U.S. Army veteran Harold Ahrendt talks about his military service during WWII. Approaching the century mark, Ahrendt is to be the guest of honor at an Oct. 15 reception hosted by the American Legion 1980.

Distinguished by his service for the U.S. Army in WWII, Harold Ahrendt of Woodland Park will be honored by the American Legion Post 1980 with a reception Oct. 15.

A few days shy of his 100th birthday, Ahrendt looks back on those early days.

“I was inducted into the Army in 1942,” he said. Part of the 8th Armored Division, Ahrendt began his military career at Fort Polk, La., and served the next two years on stateside duty.

Talking about his service during the war, Ahrendt offers a history lesson that includes two of the war’s great leaders who ultimately oversaw the surrender of troops in Germany and the Netherlands.

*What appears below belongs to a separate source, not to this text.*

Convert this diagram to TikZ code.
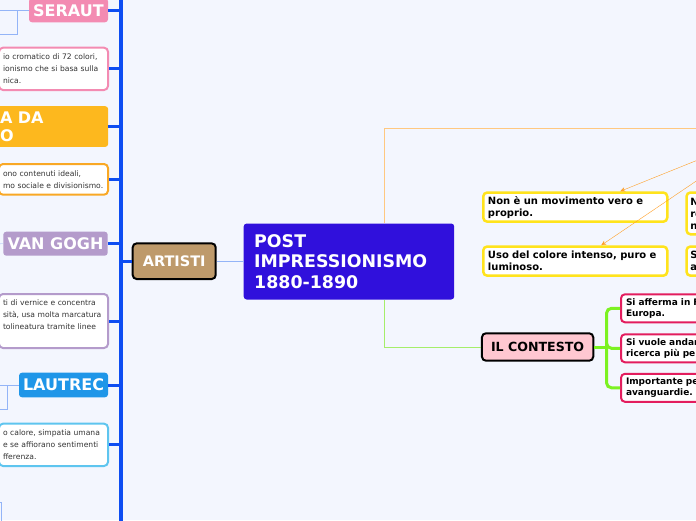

After leaving the states, Ahrendt and the 8th division were sent to Europe. “We crossed into France on New Year’s Day in 1945,” he said. “We served under Gen. George Patton and then we were transferred under Montgomery in Holland.”

British Field Marshal Bernard Montgomery (known as “Monty”) and his troops left Holland and crossed into Germany where they stayed until January 1946, when the war was over.

While conditions were miserable during the war, he recalls only a few of them. “Looking at a map now I see lots of names of towns that look familiar,” he said. “I feel I should know them but have no recollection of where we were or what we did. I saw a lot of slave labor camps.”

The division spent the last six weeks of the war in Germany. “We moved into Czechoslovakia to prepare for duty in Japan,” he said. “But then Japan surrendered, and the division was broken up.”

He retired from the Army as a technical sergeant and returned home to Sioux City, Iowa.

Over the years, he opened two successful Coast-to-Coast stores in Iowa and Minnesota, switched careers and spent 18 years in the insurance business.

He and his late first wife moved to Woodland Park in the 1970s to be closer to their two daughters and a son who lived in Denver and Longmont.

After his wife died, he married Karen whom he met through their work at Faith Lutheran Church. In retirement, they traveled the country, visiting family and friends.

Now that’s he’s nearing a century old on Oct. 28, Ahrendt is not out beating the drums of longevity or how to go with the flow for 10 decades. “I never gave it much thought but just took it as it came,” he said. Karen added, “It’s the genes.”

But the American Legion Post thinks 100 years calls for a celebration. The legion hosts a birthday reception at 3 p.m. Oct. 15 at the Woodland Park VFW Hall at 27637 N. Colorado State Highway 67.

Special guests include Ahrendt’s children Marcia, Audrey and Bruce, and their families. The public is invited to join the celebration.